[Begin Data for the task]
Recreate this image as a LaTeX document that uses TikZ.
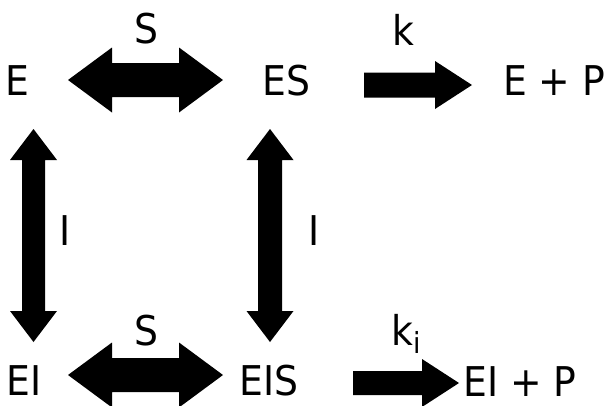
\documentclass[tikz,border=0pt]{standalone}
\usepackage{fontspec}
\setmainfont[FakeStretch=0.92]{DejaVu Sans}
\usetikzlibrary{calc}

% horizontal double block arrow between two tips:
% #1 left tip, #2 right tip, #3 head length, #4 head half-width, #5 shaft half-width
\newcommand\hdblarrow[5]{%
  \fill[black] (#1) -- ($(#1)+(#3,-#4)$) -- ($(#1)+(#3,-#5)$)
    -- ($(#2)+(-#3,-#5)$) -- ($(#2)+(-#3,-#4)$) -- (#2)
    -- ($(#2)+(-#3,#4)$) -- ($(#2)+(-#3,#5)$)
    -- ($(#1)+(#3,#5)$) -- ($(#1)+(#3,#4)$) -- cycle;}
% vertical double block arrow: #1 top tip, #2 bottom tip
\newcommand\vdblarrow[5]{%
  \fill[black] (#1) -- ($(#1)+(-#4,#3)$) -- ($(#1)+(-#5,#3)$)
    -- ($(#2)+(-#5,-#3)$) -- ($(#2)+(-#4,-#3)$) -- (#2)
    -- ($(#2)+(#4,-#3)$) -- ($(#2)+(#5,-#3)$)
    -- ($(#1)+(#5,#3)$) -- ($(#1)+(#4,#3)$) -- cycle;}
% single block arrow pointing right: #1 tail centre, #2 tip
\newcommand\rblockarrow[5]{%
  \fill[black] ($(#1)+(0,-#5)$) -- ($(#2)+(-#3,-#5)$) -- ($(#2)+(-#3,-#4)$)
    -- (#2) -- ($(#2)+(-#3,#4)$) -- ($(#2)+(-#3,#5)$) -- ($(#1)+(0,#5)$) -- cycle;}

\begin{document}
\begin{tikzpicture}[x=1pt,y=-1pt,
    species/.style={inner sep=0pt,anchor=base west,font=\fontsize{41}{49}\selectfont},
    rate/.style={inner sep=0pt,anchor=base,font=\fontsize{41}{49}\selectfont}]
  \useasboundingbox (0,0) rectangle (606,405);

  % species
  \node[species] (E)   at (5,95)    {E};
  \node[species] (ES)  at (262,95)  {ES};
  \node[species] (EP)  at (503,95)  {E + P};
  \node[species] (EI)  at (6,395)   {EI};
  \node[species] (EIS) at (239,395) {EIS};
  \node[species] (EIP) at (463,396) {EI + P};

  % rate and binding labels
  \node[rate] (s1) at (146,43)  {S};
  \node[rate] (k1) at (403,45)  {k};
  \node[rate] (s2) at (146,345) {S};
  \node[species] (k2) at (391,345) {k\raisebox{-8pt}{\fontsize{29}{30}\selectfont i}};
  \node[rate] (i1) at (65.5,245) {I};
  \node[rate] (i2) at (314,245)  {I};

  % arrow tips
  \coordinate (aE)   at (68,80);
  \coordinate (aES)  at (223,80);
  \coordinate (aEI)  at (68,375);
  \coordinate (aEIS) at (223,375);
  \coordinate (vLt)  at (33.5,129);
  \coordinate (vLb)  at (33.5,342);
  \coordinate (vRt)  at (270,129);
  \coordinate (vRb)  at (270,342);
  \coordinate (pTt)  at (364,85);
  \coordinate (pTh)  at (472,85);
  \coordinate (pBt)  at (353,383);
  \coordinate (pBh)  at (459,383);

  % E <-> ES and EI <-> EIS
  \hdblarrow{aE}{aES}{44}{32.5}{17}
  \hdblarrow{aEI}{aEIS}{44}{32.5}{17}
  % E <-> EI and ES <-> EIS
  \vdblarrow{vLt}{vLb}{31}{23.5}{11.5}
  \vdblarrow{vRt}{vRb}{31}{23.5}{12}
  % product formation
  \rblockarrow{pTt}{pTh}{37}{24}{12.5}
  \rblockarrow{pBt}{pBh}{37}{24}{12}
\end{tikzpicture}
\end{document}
[End Data for the task]
[Begin Data for the task]
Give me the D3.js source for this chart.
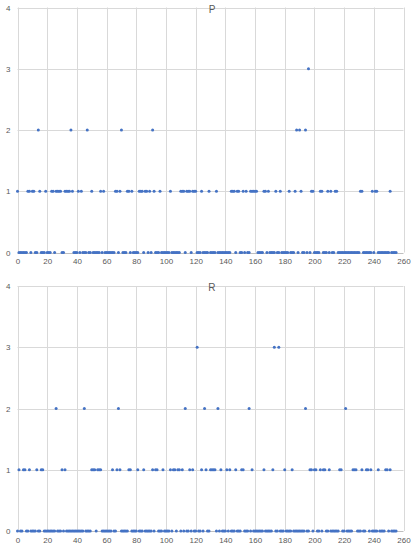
[End Data for the task]
[Begin Data for the task]
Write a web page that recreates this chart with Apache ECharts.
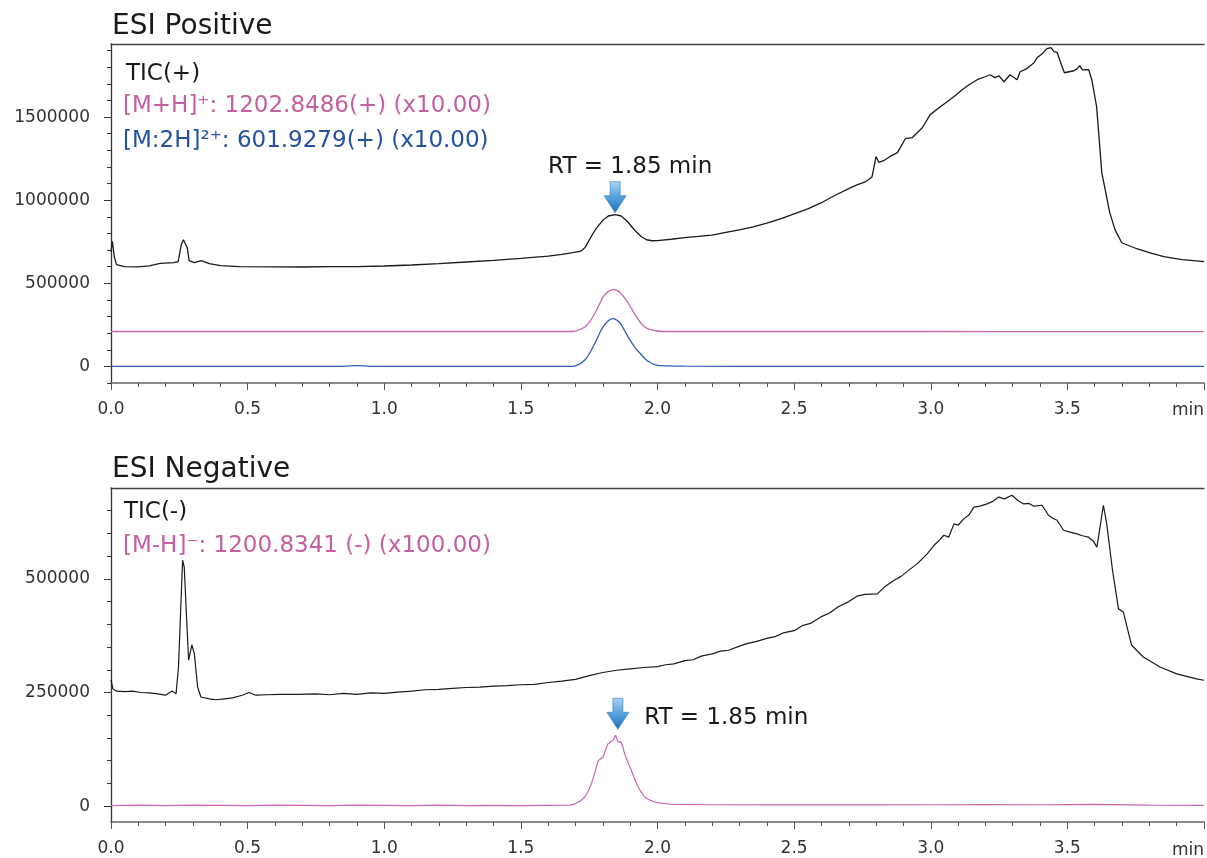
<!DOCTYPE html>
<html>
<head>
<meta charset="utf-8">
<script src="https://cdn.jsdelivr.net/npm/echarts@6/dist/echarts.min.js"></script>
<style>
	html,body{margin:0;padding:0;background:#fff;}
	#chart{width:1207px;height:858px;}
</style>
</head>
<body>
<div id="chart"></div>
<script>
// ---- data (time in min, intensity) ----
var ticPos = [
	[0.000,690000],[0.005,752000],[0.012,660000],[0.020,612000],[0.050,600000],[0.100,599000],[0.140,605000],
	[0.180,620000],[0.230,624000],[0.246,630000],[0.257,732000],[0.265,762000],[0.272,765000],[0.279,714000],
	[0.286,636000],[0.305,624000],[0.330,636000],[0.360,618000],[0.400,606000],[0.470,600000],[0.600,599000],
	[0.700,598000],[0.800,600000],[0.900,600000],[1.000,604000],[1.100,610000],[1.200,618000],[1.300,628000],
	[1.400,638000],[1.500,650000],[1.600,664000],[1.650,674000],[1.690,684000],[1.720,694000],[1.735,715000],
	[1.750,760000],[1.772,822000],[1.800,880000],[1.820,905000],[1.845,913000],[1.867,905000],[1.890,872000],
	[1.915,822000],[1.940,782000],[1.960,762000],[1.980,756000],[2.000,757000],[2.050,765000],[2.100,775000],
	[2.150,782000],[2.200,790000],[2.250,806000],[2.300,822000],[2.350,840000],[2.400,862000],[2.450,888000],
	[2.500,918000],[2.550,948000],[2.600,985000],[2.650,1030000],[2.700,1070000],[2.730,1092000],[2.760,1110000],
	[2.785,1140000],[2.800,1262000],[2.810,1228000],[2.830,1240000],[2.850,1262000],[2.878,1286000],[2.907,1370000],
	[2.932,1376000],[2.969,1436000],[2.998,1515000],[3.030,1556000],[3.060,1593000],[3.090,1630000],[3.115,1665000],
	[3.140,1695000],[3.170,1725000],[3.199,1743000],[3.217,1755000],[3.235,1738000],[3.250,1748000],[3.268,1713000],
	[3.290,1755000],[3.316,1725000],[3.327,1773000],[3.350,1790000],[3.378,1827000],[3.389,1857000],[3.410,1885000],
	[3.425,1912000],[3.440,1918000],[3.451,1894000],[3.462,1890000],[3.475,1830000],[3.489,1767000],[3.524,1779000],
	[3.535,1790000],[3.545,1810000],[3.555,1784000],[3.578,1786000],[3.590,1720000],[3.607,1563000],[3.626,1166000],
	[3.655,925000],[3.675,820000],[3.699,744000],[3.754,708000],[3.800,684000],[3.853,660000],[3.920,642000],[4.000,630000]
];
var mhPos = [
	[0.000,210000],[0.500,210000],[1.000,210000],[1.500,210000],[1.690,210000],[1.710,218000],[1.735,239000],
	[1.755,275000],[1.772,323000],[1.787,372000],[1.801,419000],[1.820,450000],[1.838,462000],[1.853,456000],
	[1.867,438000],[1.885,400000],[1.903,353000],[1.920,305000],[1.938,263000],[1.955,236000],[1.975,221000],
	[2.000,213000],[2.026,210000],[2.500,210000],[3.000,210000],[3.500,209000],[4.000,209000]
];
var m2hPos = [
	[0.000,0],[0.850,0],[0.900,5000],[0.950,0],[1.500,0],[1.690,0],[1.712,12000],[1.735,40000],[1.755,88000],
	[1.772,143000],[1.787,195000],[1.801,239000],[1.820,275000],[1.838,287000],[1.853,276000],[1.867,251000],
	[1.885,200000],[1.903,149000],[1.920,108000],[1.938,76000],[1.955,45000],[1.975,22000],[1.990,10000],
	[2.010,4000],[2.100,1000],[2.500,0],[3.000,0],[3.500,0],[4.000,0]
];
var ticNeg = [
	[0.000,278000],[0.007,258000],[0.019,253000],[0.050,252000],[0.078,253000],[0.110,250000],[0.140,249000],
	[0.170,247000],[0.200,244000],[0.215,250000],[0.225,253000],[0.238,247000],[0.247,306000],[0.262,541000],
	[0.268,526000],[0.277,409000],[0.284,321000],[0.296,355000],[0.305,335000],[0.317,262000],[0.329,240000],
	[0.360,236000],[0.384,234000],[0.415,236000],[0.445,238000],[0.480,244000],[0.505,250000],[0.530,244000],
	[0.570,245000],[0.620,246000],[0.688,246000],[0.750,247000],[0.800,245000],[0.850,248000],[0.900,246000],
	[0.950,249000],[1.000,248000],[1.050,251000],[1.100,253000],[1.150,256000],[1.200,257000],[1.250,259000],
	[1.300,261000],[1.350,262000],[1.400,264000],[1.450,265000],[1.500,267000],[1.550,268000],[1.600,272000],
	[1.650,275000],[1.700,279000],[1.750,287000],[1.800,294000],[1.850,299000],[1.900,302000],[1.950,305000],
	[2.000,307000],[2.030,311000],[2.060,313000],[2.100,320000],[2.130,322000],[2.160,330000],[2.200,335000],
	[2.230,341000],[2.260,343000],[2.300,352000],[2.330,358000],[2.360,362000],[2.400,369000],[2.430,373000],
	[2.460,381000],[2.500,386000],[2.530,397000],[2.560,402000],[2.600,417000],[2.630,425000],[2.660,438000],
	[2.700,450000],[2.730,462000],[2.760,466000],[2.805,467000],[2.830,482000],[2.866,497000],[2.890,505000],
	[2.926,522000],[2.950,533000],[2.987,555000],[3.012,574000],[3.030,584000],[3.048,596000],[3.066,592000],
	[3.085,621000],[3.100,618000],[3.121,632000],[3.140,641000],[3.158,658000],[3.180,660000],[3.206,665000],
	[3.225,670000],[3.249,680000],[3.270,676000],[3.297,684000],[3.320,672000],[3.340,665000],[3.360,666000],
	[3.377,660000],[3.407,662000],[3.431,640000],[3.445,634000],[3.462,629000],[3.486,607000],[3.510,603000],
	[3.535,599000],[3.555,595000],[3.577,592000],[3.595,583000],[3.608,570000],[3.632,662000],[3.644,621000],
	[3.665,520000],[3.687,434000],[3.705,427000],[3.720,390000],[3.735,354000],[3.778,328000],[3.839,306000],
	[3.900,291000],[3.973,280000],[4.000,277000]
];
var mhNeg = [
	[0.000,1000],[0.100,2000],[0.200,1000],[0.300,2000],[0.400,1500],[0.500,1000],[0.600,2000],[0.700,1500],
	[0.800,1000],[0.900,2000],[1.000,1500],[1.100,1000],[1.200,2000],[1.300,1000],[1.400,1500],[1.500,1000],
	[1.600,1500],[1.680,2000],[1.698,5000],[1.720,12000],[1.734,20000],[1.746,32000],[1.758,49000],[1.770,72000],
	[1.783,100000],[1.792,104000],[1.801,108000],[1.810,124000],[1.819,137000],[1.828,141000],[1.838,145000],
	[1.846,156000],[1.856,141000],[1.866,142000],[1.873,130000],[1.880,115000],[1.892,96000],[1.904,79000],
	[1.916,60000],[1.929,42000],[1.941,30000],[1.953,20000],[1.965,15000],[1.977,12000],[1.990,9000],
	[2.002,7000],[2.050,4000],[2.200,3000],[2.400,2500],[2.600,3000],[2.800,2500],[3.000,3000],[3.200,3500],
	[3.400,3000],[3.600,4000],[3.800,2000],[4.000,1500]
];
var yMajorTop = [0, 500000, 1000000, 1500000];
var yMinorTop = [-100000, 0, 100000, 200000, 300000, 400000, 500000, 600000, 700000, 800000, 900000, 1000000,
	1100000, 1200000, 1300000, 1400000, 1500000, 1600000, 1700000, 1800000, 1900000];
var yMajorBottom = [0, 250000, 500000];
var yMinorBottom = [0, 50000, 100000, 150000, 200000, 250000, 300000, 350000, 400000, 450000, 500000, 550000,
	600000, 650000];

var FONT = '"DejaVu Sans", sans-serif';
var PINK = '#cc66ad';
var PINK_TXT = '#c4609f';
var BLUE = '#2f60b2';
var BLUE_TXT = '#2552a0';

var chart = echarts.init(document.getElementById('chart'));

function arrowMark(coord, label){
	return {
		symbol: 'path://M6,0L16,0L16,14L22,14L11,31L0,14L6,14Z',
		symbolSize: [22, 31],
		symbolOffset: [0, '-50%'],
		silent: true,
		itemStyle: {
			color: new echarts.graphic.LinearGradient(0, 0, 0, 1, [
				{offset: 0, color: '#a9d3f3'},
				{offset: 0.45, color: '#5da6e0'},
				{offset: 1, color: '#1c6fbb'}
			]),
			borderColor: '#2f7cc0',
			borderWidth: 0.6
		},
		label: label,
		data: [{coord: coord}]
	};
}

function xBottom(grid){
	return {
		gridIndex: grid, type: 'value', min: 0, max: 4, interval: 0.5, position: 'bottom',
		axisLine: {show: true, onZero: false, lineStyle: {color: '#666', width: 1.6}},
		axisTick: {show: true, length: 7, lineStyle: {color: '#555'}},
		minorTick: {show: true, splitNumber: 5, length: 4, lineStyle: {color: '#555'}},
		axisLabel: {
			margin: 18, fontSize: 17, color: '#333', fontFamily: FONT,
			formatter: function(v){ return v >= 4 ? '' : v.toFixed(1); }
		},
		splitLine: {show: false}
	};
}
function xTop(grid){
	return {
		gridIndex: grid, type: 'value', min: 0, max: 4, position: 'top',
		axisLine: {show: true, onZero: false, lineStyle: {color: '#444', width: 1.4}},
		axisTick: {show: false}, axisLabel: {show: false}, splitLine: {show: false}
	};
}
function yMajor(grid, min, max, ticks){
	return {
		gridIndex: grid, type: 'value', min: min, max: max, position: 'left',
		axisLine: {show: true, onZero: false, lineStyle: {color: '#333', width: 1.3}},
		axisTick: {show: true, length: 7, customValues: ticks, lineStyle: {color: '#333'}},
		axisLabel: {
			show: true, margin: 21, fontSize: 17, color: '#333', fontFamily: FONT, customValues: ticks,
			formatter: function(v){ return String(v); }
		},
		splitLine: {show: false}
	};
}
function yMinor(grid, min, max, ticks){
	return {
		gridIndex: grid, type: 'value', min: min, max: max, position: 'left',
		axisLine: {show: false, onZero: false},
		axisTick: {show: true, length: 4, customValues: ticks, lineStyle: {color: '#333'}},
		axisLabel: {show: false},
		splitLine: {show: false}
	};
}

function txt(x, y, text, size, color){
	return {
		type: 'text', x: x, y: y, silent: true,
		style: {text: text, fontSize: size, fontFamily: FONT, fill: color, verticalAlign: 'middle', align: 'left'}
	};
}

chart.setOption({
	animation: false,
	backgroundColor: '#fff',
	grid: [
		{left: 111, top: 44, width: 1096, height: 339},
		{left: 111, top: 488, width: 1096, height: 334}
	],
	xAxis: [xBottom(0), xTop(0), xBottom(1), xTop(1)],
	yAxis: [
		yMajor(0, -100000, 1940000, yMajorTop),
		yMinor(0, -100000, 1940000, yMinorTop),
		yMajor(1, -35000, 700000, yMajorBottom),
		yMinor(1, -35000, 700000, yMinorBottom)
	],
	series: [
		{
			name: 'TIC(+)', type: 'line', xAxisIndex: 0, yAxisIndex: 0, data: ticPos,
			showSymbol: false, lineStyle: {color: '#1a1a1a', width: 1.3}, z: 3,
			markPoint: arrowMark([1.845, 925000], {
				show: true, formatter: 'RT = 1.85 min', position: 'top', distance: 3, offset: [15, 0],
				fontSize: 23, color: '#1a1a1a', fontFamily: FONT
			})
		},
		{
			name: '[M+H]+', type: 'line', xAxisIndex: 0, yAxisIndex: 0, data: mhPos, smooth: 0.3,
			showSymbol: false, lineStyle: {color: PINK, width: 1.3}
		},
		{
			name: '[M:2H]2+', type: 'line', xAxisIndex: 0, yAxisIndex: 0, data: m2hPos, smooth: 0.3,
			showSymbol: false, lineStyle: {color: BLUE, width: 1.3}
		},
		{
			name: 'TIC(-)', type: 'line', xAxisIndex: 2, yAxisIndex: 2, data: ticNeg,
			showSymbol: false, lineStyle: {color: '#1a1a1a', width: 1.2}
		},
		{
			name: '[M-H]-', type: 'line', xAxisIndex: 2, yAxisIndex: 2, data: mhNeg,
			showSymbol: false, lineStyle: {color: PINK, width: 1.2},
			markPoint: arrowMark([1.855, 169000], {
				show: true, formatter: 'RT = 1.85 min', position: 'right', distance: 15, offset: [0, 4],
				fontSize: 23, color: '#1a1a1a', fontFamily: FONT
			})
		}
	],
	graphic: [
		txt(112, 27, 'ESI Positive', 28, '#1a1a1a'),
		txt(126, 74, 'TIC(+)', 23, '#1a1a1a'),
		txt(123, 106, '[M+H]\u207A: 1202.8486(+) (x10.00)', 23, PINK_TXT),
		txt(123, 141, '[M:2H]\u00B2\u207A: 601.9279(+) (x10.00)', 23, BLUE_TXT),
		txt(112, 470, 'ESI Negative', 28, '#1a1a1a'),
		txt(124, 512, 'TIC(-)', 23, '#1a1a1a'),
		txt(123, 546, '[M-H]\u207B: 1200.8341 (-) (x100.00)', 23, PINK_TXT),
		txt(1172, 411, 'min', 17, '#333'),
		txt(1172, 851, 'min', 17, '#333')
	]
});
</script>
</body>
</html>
[End Data for the task]
Return every line of the preceding records in which the word "this" appears.

* **Solution**
Recreate this image as a LaTeX document that uses TikZ.
Give me the D3.js source for this chart.
Write a web page that recreates this chart with Apache ECharts.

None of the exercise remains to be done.